Legal practitioner and Editor of the Ghanaian Observer newspaper says the government’s reversal of the sale of a government bungalow to Jake Obetsebi-Lamptey was wrong and illegal.
He said it was regrettable that cabinet purported to vary the rights of a private citizen who had entered into a legally binding contract with an independent state institution – the Lands Commission.
Mr Faibille was speaking on Joy FM’s news analysis programme Newsfile Saturday on the decision of the government to revoke a sale of government land to the New Patriotic Party Chairman, Mr Obetsebi-Lamptey.
The government’s decision followed a Supreme Court decision dismissing an application brought by Mr Samuel Okudzeto Ablakwa and Dr Omane Boamah seeking a declaration, amongst others, that Jake’s acquisition of the property constituted an abuse of power, conflict of interest, corruption, unconstitutional and therefore null and void.
The court, in a 9 – 0 decision dismissed the claims of corruption, conflict of interest, abuse of office, cronyism against Mr Obtsebi-Lamptey, and by a 6 – 3 decision noted the process used in acquiring the property, contrary to the claimants’ claims, was not unfair and illegal.
A day after the court’s ruling, government issued a statement saying it was no longer selling the property, an action, Mr Faibille believes was clearly illegal.

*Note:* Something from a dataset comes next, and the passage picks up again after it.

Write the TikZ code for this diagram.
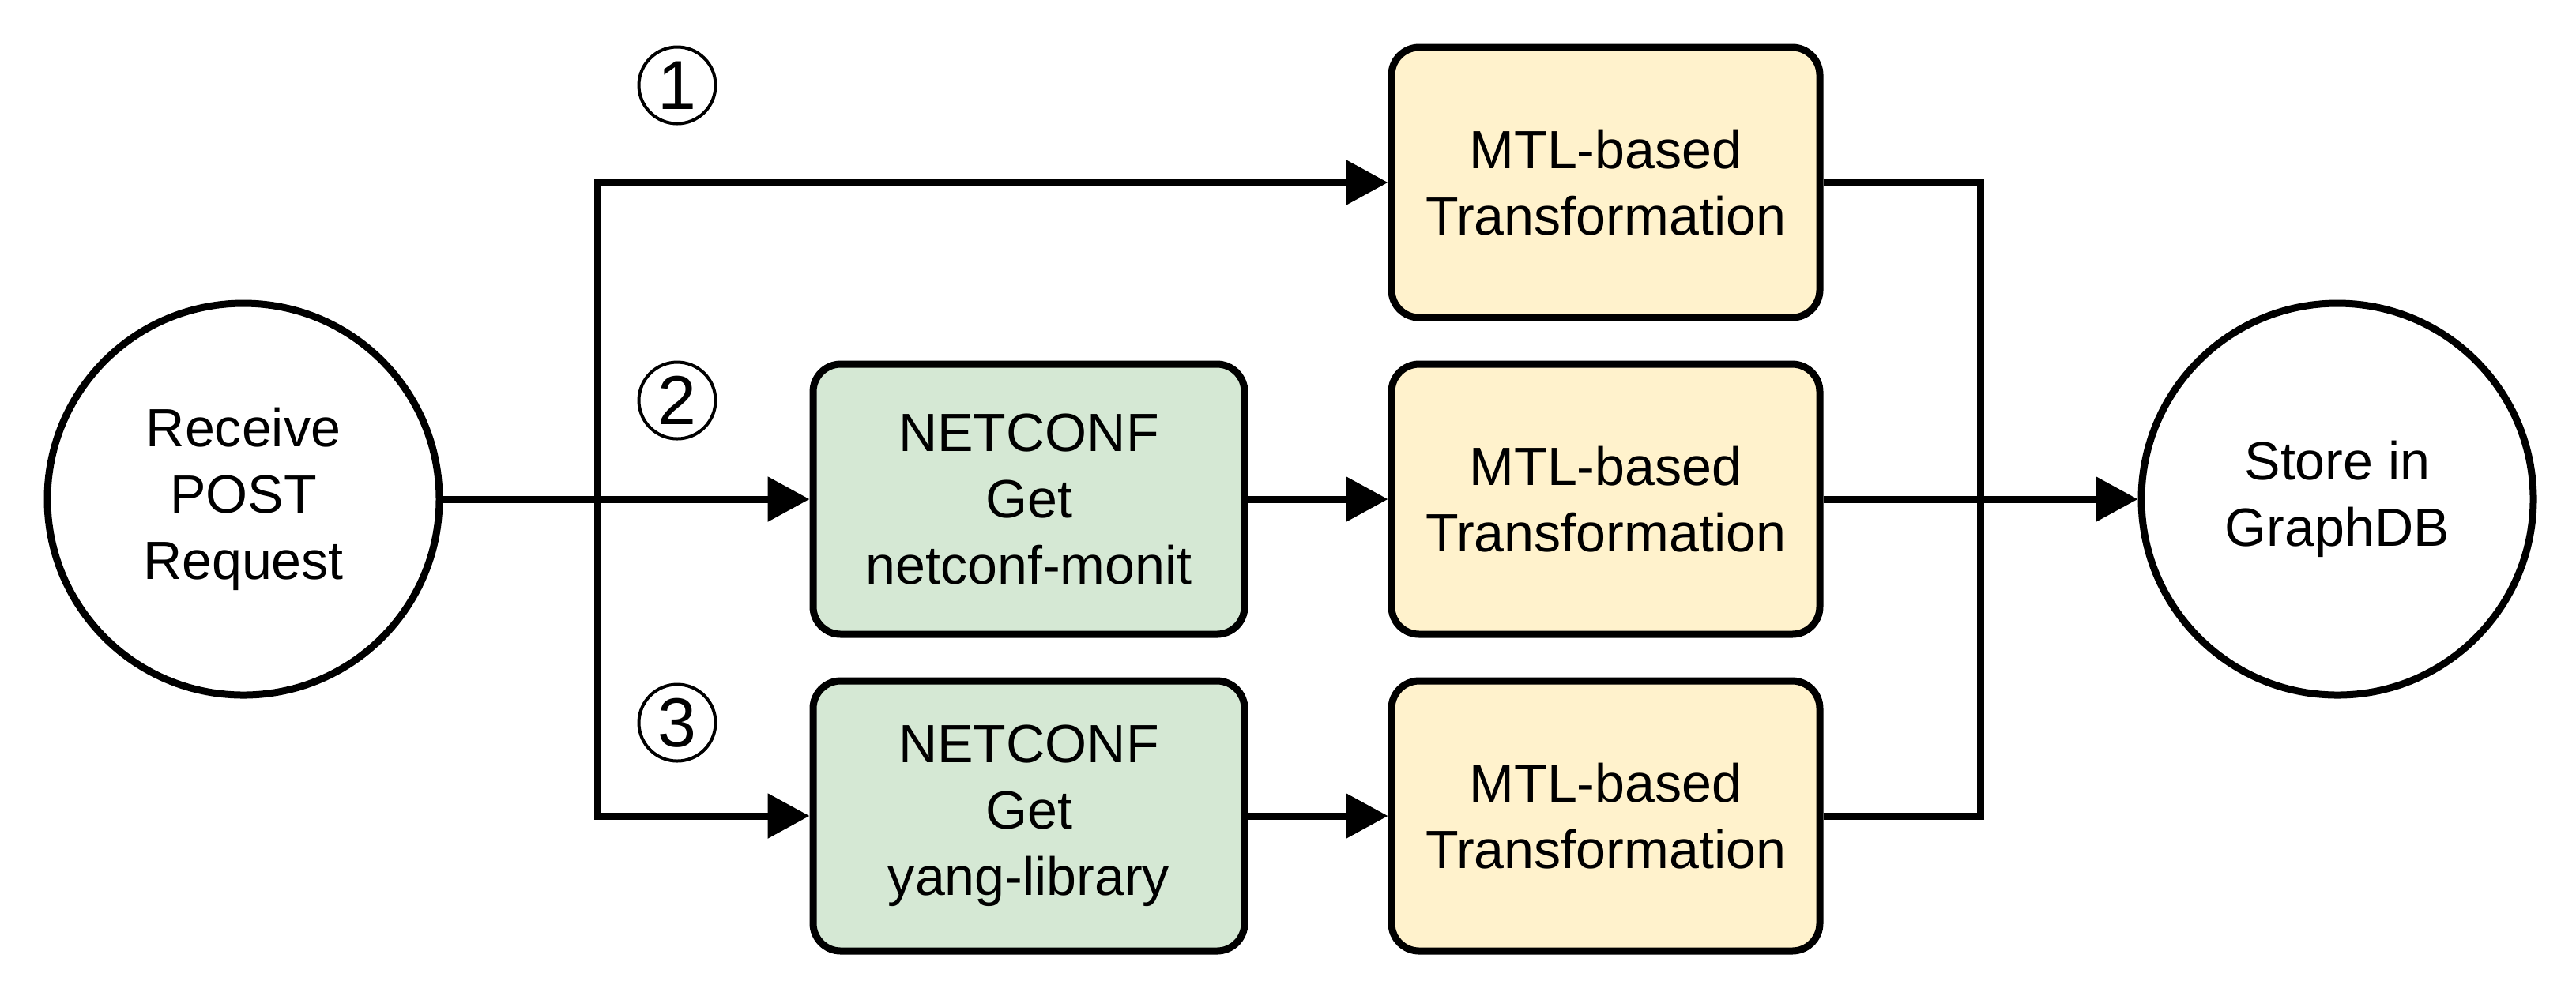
\documentclass[tikz,border=0pt]{standalone}
\usepackage{fontspec}
\setmainfont{Liberation Sans}
\usetikzlibrary{positioning,arrows.meta}
\definecolor{getgreen}{HTML}{D5E8D4}
\definecolor{mtlyellow}{HTML}{FFF2CC}
\begin{document}
\begin{tikzpicture}[
   every node/.style={align=center, font=\fontsize{19.4}{23.9}\selectfont},
   state/.style={draw, circle, line width=0.09cm, minimum size=4.96cm, inner sep=0pt},
   getbox/.style={draw, rounded corners=0.35cm, line width=0.09cm, fill=getgreen,
                  minimum width=5.46cm, minimum height=3.42cm, inner sep=0pt},
   mtlbox/.style={draw, rounded corners=0.35cm, line width=0.09cm, fill=mtlyellow,
                  minimum width=5.42cm, minimum height=3.42cm, inner sep=0pt},
   num/.style={draw, circle, line width=0.04cm, minimum size=0.97cm, inner sep=0pt,
               font=\fontsize{25}{25}\selectfont},
   flow/.style={line width=0.09cm},
   arrow/.style={flow, -{Triangle[length=0.53cm, width=0.55cm]}}]

\useasboundingbox (0,0) rectangle (32.6,-12.6);

\node[state] (recv) at (3.08,-6.32) {Receive\\POST\\Request};
\node[state] (store) at (29.58,-6.32) {Store in\\GraphDB};

\node[mtlbox] (mtl1) at (20.32,-2.31) {MTL-based\\Transformation};
\node[mtlbox] (mtl2) at (20.32,-6.32) {MTL-based\\Transformation};
\node[mtlbox] (mtl3) at (20.32,-10.33) {MTL-based\\Transformation};

\node[getbox] (get2) at (13.02,-6.32) {NETCONF\\Get\\netconf-monit};
\node[getbox] (get3) at (13.02,-10.33) {NETCONF\\Get\\yang-library};

\node[num] (n1) at (8.57,-1.08) {1};
\node[num] (n2) at (8.57,-5.07) {2};
\node[num] (n3) at (8.57,-9.15) {3};

\coordinate (fork) at (7.56,-6.32);
\coordinate (join) at (25.06,-6.32);

% branches out of the request
\draw[arrow] (recv) -- (get2);
\draw[arrow] (fork) |- (mtl1.west);
\draw[arrow] (fork) |- (get3.west);

\draw[arrow] (get2) -- (mtl2);
\draw[arrow] (get3) -- (mtl3);

% results go to the store
\draw[flow] (mtl1.east) -| (join);
\draw[flow] (mtl3.east) -| (join);
\draw[arrow] (mtl2) -- (store);

\end{tikzpicture}
\end{document}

Quoting Section 265 of the 1992 Constitution which states that “Except as otherwise provided in this constitution or in any other law which is not inconsistent with this Constitution, the Lands Commission shall not be subject to the direction or control of any person or authority, in the performance of its functions,” Egbert wondered whether by an executive action, nullify a decision by an independent public body such as the Lands Commission.
He said Section 6 of the Lands Commission Act 2008 (Act 767) also asserts the independence of the Commission. He contended it was unlawful to interfere with the decision of the Commission.
The Lands Commission could reverse the sale on stated grounds, he said, adding that the government not on its own just reverse the decision without recourse to the Commission.
“The question again for me Kojo, is that in all of this the Lnads Commission is sitting coolly; it is the one that gave the lease and it is the one is to account legally for whether or not the lease is right or wrong; it has not been sued in this matter so as far the Lands Commission is concerned, the lease is regular,” he asserted.
In reference to the fact that the defendants in the case brought by the plaintiff’s included the Attorney-General, Mr Faibille said it was absurd for some members of a government to sue the A-G who is also a member of the government – the fact that the suit was filed before they were appointed into government notwithstanding.
“I am seeing two members of government sue the very government that they are serving. Is this not absurd, that Mr Okudzeto Ablakwa and Dr Omane Boamah, as deputy ministers of the government of the Republic of Ghana between 2009 to the present day, have actually been in court suing the same government?” he asked.
Rejecting the argument that the plaintiffs brought the action in their capacity as private citizens, Egbert said in spite of the fact that when they initiated the action they were private individuals, “today, the whole Cabinet of the Republic of Ghana has actually gone into caucus and said they stand by these individuals and they are prepared to overreach erudite directions of the Supreme Court of the Republic to say virtually in implied terms that to hell with the Supreme Court ruling.”
Mr Faibille is surprised that “a whole government will nail its mast to the private actions of two individuals such that its competence and credibility in the area of rule of law can be called into question either in the course of the life of the government or in the life thereafter of the government.”